Medium — Backtracking | Array | Recursion | Combinatorics

The Problem

Find all unique combinations from a given array of candidates where each number can be used only once and the sum equals the target value.

Approach

Uses backtracking with duplicate handling by sorting the input array first, then skipping duplicate elements at the same recursion depth level.

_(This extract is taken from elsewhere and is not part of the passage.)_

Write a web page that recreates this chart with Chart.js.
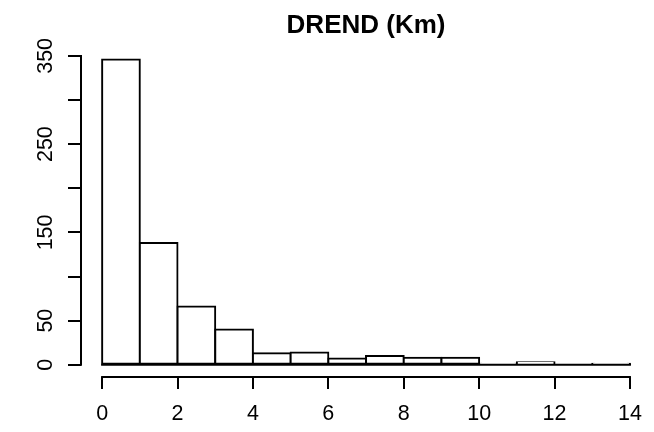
<!DOCTYPE html>
<html>
<head>
<meta charset="utf-8">
<script src="https://cdn.jsdelivr.net/npm/chart.js@4"></script>
<style>
  html, body { margin: 0; padding: 0; background: #fff; }
  #wrap { width: 654px; height: 432px; }
</style>
</head>
<body>
<div id="wrap"><canvas id="histChart" width="654" height="432"></canvas></div>
<script>
// histogram bins (Km) and counts
const binStarts = [0, 1, 2, 3, 4, 5, 6, 7, 8, 9, 10, 11, 12, 13];
const counts = [346, 138, 66, 40, 13, 14, 7, 10, 8, 8, 1, 3, 0, 1];
const xTicks = [0, 2, 4, 6, 8, 10, 12, 14];
const yTicks = [0, 50, 100, 150, 200, 250, 300, 350];
const yLabelsShown = [0, 50, 150, 250, 350];

const axisFont = { family: 'Liberation Sans, Arial, sans-serif', size: 21.5 };

// R style axis lines (first to last tick) plus the bars' common bottom edge
const rAxes = {
  id: 'rAxes',
  afterDraw(chart) {
    const ctx = chart.ctx;
    const xs = chart.scales.x, ys = chart.scales.y;
    const area = chart.chartArea;
    ctx.save();
    ctx.strokeStyle = '#000';
    ctx.lineWidth = 2;
    ctx.beginPath();
    ctx.moveTo(area.left, ys.getPixelForValue(yTicks[0]) + 1);
    ctx.lineTo(area.left, ys.getPixelForValue(yTicks[yTicks.length - 1]) - 1);
    ctx.moveTo(xs.getPixelForValue(xTicks[0]) - 1, area.bottom);
    ctx.lineTo(xs.getPixelForValue(xTicks[xTicks.length - 1]) + 1, area.bottom);
    const base = ys.getPixelForValue(0);
    ctx.moveTo(xs.getPixelForValue(binStarts[0]) - 1, base);
    ctx.lineTo(xs.getPixelForValue(binStarts[binStarts.length - 1] + 1) + 1, base);
    ctx.stroke();
    ctx.restore();
  }
};

const ctx = document.getElementById('histChart').getContext('2d');
const histChart = new Chart(ctx, {
  type: 'bar',
  data: {
    datasets: [{
      data: binStarts.map((b, i) => ({ x: b + 0.5, y: counts[i] })),
      backgroundColor: '#ffffff',
      borderColor: '#000000',
      borderWidth: 2,
      borderSkipped: false,
      inflateAmount: 1,
      barPercentage: 1,
      categoryPercentage: 1
    }]
  },
  options: {
    responsive: false,
    animation: false,
    layout: { padding: { left: 0, right: 1, top: 0, bottom: 0 } },
    plugins: {
      legend: { display: false },
      tooltip: { enabled: false },
      title: {
        display: true,
        fullSize: false,
        text: 'DREND (Km)',
        color: '#000',
        font: { family: 'Liberation Sans, Arial, sans-serif', size: 26, weight: 'bold' },
        padding: { top: 10, bottom: 6 }
      }
    },
    scales: {
      x: {
        type: 'linear',
        offset: false,
        min: -0.56,
        max: 14.56,
        afterBuildTicks: s => { s.ticks = xTicks.map(v => ({ value: v })); },
        afterFit: s => { s.height = 55; },
        border: { display: false },
        grid: { offset: false, drawOnChartArea: false, drawTicks: true, tickLength: 12, color: '#000', lineWidth: 2 },
        ticks: { color: '#000', font: axisFont, padding: 12, maxRotation: 0, autoSkip: false }
      },
      y: {
        min: -13.84,
        max: 359.84,
        afterBuildTicks: s => { s.ticks = yTicks.map(v => ({ value: v })); },
        afterFit: s => { s.width = 81; },
        border: { display: false },
        grid: { drawOnChartArea: false, drawTicks: true, tickLength: 13, color: '#000', lineWidth: 2 },
        ticks: {
          color: '#000',
          font: axisFont,
          padding: 4,
          minRotation: 90,
          maxRotation: 90,
          crossAlign: 'center',
          autoSkip: false,
          callback: v => yLabelsShown.includes(v) ? String(v) : ''
        }
      }
    }
  },
  plugins: [rAxes]
});
</script>
</body>
</html>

The algorithm explores all valid combinations by recursively adding candidates and backtracking when needed.

Time: O(2^n) · Space: O(target)

Code

class Solution:
    def combinationSum2(self, candidates: List[int], target: int) -> List[List[int]]:
        def backtrack(start, target, combination):
            if target == 0:
                result.append(
                    combination[:]
                )  # Append a copy of the current combination
                return

            for i in range(start, len(candidates)):
                if i > start and candidates[i] == candidates[i - 1]:
                    continue  # Skip duplicates at the same depth level

                if candidates[i] > target:
                    continue  # Skip if the candidate is too large

                combination.append(candidates[i])
                backtrack(i + 1, target - candidates[i], combination)
                combination.pop()  # Backtrack

        candidates.sort()  # Sort the input to handle duplicates
        result = []
        backtrack(0, target, [])
        return result

Watch It Run

Try it yourself: Open TraceLit and step through every line.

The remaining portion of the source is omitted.